___ Extracted information ___

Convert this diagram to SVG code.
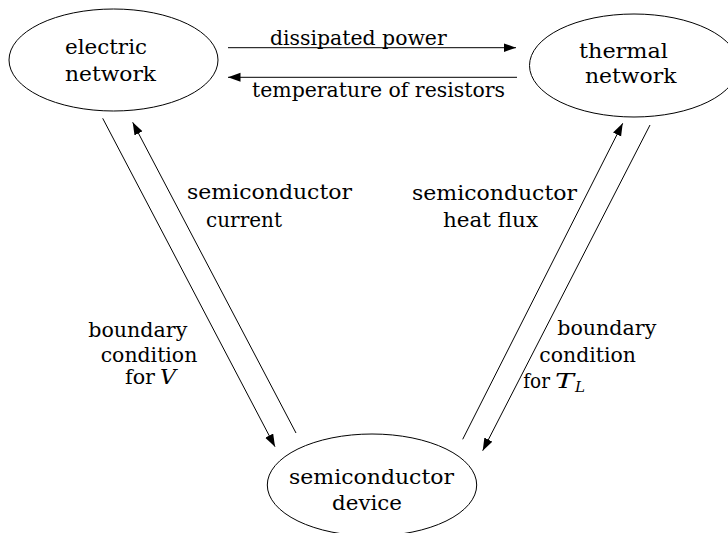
<svg xmlns="http://www.w3.org/2000/svg" width="728" height="533" viewBox="0 0 728 533">
<defs>
<style>
.n{fill:#fff;stroke:#000;stroke-width:1}
.c{fill:none;stroke:#000;stroke-width:1;marker-end:url(#ah)}
</style>
<marker id="ah" markerUnits="userSpaceOnUse" markerWidth="14" markerHeight="10" refX="12.5" refY="4.5" orient="auto">
<path d="M0,0 L12.5,4.5 L0,9 z" fill="#000"/>
</marker>
</defs>
<rect width="728" height="533" fill="#fff"/>
<g id="electric-network" font-family="DejaVu Serif, Liberation Serif, serif" font-size="20">
<ellipse class="n" cx="113.5" cy="60" rx="104.5" ry="51"/>
<text x="65" y="54" textLength="82" lengthAdjust="spacingAndGlyphs">electric</text>
<text x="65" y="80.5" textLength="91" lengthAdjust="spacingAndGlyphs">network</text>
</g>
<g id="thermal-network" font-family="DejaVu Serif, Liberation Serif, serif" font-size="20">
<ellipse class="n" cx="634" cy="65.5" rx="104.5" ry="51.5"/>
<text x="579" y="57.5" textLength="89" lengthAdjust="spacingAndGlyphs">thermal</text>
<text x="585" y="83" textLength="91.5" lengthAdjust="spacingAndGlyphs">network</text>
</g>
<g id="semiconductor-device" font-family="DejaVu Serif, Liberation Serif, serif" font-size="20">
<ellipse class="n" cx="372" cy="485" rx="104.7" ry="51"/>
<text x="289" y="483.5" textLength="165" lengthAdjust="spacingAndGlyphs">semiconductor</text>
<text x="332" y="510" textLength="70" lengthAdjust="spacingAndGlyphs">device</text>
</g>
<g id="connectors">
<path class="c" d="M228,47.7 L516,47.7"/>
<path class="c" d="M517,77.3 L228,77.3"/>
<path class="c" d="M102.7,118.3 L275,446.7"/>
<path class="c" d="M296,433 L132.7,122.3"/>
<path class="c" d="M462.7,439.3 L622.7,123.3"/>
<path class="c" d="M650,125 L482.7,450.7"/>
</g>
<g id="labels" font-family="DejaVu Serif, Liberation Serif, serif" font-size="20">
<text x="270" y="45.3" textLength="176.7" lengthAdjust="spacingAndGlyphs">dissipated power</text>
<text x="252" y="97" textLength="253" lengthAdjust="spacingAndGlyphs">temperature of resistors</text>
<text x="187" y="198.5" textLength="165" lengthAdjust="spacingAndGlyphs">semiconductor</text>
<text x="206" y="227" textLength="76" lengthAdjust="spacingAndGlyphs">current</text>
<text x="412" y="199.5" textLength="165" lengthAdjust="spacingAndGlyphs">semiconductor</text>
<text x="443" y="227" textLength="95" lengthAdjust="spacingAndGlyphs">heat flux</text>
<text x="88.3" y="336.5" textLength="99" lengthAdjust="spacingAndGlyphs">boundary</text>
<text x="100.7" y="362" textLength="96.6" lengthAdjust="spacingAndGlyphs">condition</text>
<text x="125" y="384" textLength="30" lengthAdjust="spacingAndGlyphs">for</text>
<text font-style="italic" x="160" y="384" textLength="16" lengthAdjust="spacingAndGlyphs">V</text>
<text x="557.3" y="334.5" textLength="99" lengthAdjust="spacingAndGlyphs">boundary</text>
<text x="539.3" y="362.3" textLength="96.6" lengthAdjust="spacingAndGlyphs">condition</text>
<text x="523.3" y="387.5" textLength="26.7" lengthAdjust="spacingAndGlyphs">for</text>
<text font-style="italic" x="555" y="387.5" textLength="19" lengthAdjust="spacingAndGlyphs">T</text>
<text font-style="italic" font-size="14" x="575" y="391.5" textLength="10" lengthAdjust="spacingAndGlyphs">L</text>
</g>
</svg>
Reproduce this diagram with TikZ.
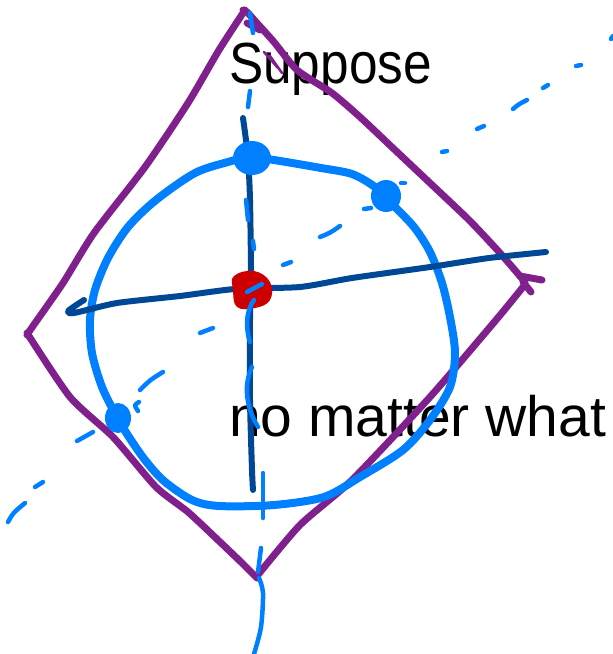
\documentclass[tikz,border=0pt]{standalone}
\usepackage{fontspec}
\setmainfont{Liberation Sans}
\definecolor{pur}{RGB}{128,32,140}
\definecolor{lb}{RGB}{0,128,255}
\definecolor{db}{RGB}{0,72,150}
\definecolor{rd}{RGB}{204,0,0}
\begin{document}
\begin{tikzpicture}[x=1pt,y=-1pt,line cap=round,line join=round,
  purp/.style={pur,line width=7pt},
  circ/.style={lb,line width=8pt},
  axis/.style={db,line width=6pt},
  dsh/.style={lb,line width=4.5pt},
  lbl/.style={anchor=base west,inner sep=0pt,font=\fontsize{58}{60}\selectfont}]
\useasboundingbox (0,0) rectangle (613,654);
% texts
\node[lbl] (t1) at (229,83) {\scalebox{0.885}[1]{Suppose}};
\node[lbl,font=\fontsize{57}{60}\selectfont] (t2) at (229,436) {no matter what};
% purple quadrilateral
\draw[purp] plot[smooth,tension=0.4] coordinates {(245,10) (219,50) (188,103) (145,167) (94,233) (63,283) (33,326) (27,335)};
\draw[purp] plot[smooth,tension=0.4] coordinates {(27,333) (70,397) (113,437) (156,487) (188,512) (219,541) (242,563) (257,578)};
\draw[purp] plot[smooth,tension=0.4] coordinates {(257,576) (300,525) (352,480) (430,397) (496,320) (523,287)};
\draw[purp] plot[smooth,tension=0.4] coordinates {(525,282) (500,253) (469,220) (430,183) (395,150) (360,117) (332,93) (297,70) (274,42) (256,22) (247,12) (243,10)};
\draw[purp] (247,23) -- (260,30);
\draw[purp] (520,276) -- (542,280);
\draw[purp] (523,282) -- (531,292);
\draw[pur,line width=2.5pt] (264,52) -- (278,68) -- (270,56) -- (282,73);
% light blue circle
\draw[circ] plot[smooth cycle,tension=0.5] coordinates {(250,157) (274,160) (321,168) (352,174) (375,187) (391,203) (414,227) (430,252) (442,283) (450,317) (455,353) (450,387) (430,420) (403,450) (360,477) (324,497) (274,505) (219,506) (192,500) (164,481) (145,460) (129,437) (117,417) (102,387) (92,353) (90,320) (95,290) (108,258) (128,227) (156,200) (195,173) (228,162)};
% dark blue axes
\draw[axis] plot[smooth,tension=0.4] coordinates {(243,118) (248,157) (250,200) (251,273) (250,320) (250,400) (252,470) (253,490)};
\draw[axis] plot[smooth,tension=0.4] coordinates {(84,300) (68,311) (74,313) (117,303) (180,296) (235,289) (300,287) (352,278) (430,267) (489,258) (546,252)};
% dashed light blue diagonal
\draw[dsh] (8,522) .. controls (13,513) .. (25,503);
\draw[dsh] (35,487) -- (43,482);
\draw[dsh] (77,441) -- (93,432);
\draw[dsh] (140,390) .. controls (150,380) .. (163,372);
\draw[dsh] (139,402) .. controls (134,405) .. (138,411);
\draw[dsh] (200,333) -- (213,328);
\draw[dsh] (283,265) -- (291,262);
\draw[dsh] (320,237) .. controls (330,233) .. (340,226);
\draw[dsh] (364,209) -- (371,208);
\draw[dsh] (366,181) -- (369,182);
\draw[dsh] (401,183) -- (405,183);
\draw[dsh] (442,152) -- (447,151);
\draw[dsh] (477,129) -- (484,126);
\draw[dsh] (513,109) .. controls (519,104) .. (527,100);
\draw[dsh] (543,88) -- (548,85);
\draw[dsh] (576,66) -- (581,65);
\draw[dsh] (611,39) -- (613,36);
% vertical light blue
\draw[dsh] (250,13) -- (253,33);
\draw[dsh] (250,91) -- (248,107);
\draw[dsh] (246,200) -- (248,220);
\draw[dsh] (253,241) -- (254,249);
\draw[dsh] (252,367) .. controls (242,388) and (248,410) .. (258,427);
\draw[dsh] (263,473) -- (263,518);
\draw[dsh] (261,548) -- (258,572);
\draw[dsh] plot[smooth,tension=0.5] coordinates {(259,578) (263,593) (261,627) (254,654)};
% dots
\fill[lb] (252,158) ellipse [x radius=19,y radius=17];
\fill[lb] (386,196) ellipse [x radius=15,y radius=16];
\fill[lb] (118,418) ellipse [x radius=13,y radius=15];
\fill[rd] plot[smooth cycle,tension=0.7] coordinates {(234,276) (254,271) (270,282) (270,300) (255,308) (237,307) (233,290)};
\draw[dsh] (247,292) -- (262,284);
\draw[dsh] (254,300) .. controls (245,312) and (246,330) .. (250,342);
\end{tikzpicture}
\end{document}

___

Each line of the material above either contains the word "this" or does not; state how many do, and nothing else.

2